4. On Monday, everything in Austin is cheap. On Wednesday, everything in Austin is fucking expensive. The dive bars you find on the first day that have delicious $2.00 mixed drinks (not a joke, I found some) jack up their prices three-fold, and probably water down the booze. The food trucks do the same thing, which blows, because they’re the only place to get food somewhat quickly. All of the awesome places your Austin-based friends tell you to go to (Torchy’s Tacos notwithstanding) are inaccessible through the gauntlet of similar-minded tourists.

5. 9/10 SXSW-goers take themselves really fucking seriously. I probably was not an exception. Shit, I had “Allston Pudding” under the “Company” header of my badge last year, in an attempt to attract the wandering eye of some unfortunate female that might find wanna-be bloggers sexy. The sad thing is that it kind of worked, mostly because everyone wants to come up and talk to you about how awesome their blog is, and give you business cards that you’ll probably end up giving to your roommates to make joint filters. If your new SXSW friends don’t work for a blog, they’ll probably want to talk about how many times they’ve been to South by, and how awesome their taste in music is.

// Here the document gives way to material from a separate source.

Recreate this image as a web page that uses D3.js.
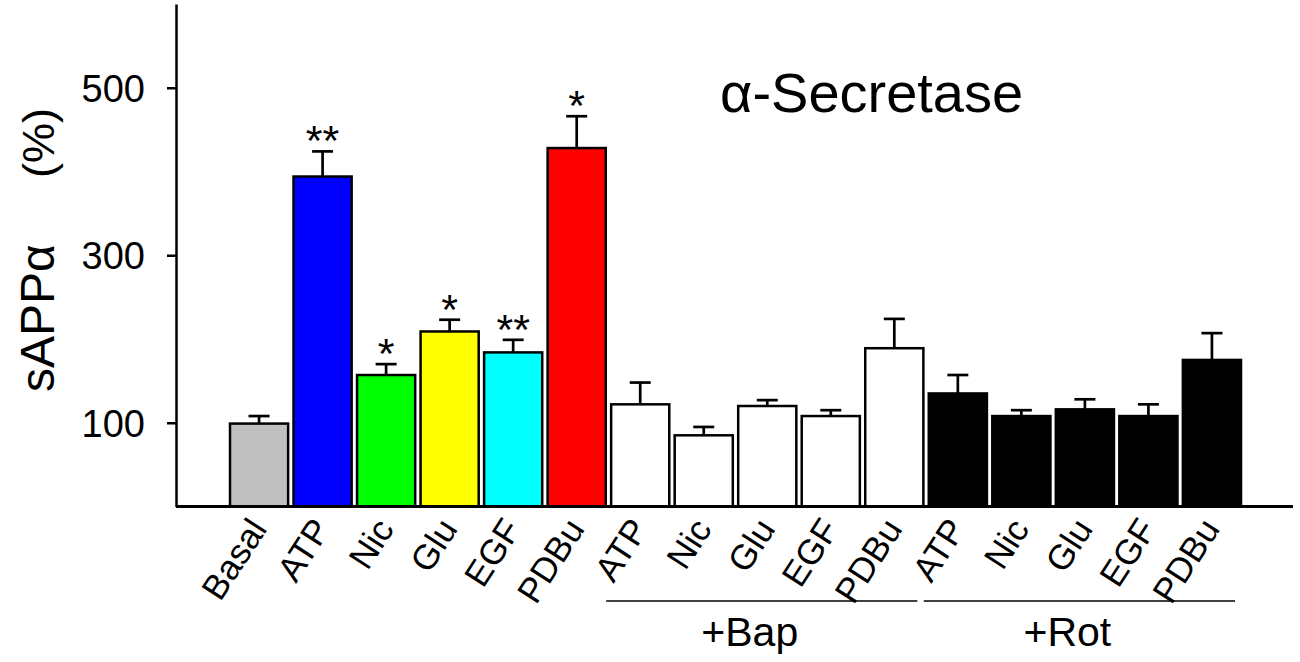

6. Everything you could possibly want to do in Austin, you can do in Boston without paying for badges, airfare, and lodging. This includes the BBQ. Soulfire has better brisket than what I had in Austin. Pretty much everyone I saw play at SXSW I saw play again in Boston in the same year, and seeing them in Austin for a “wholesale” price wasn’t even worth it.

In short, going to SXSW is like getting in line at a CVS, trying to buy a frozen pizza. You’re really hungry, but there are fifteen people ahead of you, and they’re all dudes reaffirming to each other how cool their own taste in music is. To drown them out, you try to listen to your iPod, but when you try to turn a song on, your iPod says you have to wait two hours to listen to that song, so you have to pick something else. The line doesn’t move, and you can’t figure out what the fuck is going on, because no one tells you anything. Oh yeah, and imagine that you have to walk 4 miles from the end of the line to the register, it’s fucking hot in there, and the pizza ends up costing about $1,500. No thanks, I’ll pass. I’d rather be at work. I feel bad for all those poor bastards that bought into this whole nonsense. South by Southwest? More like South by Southworst.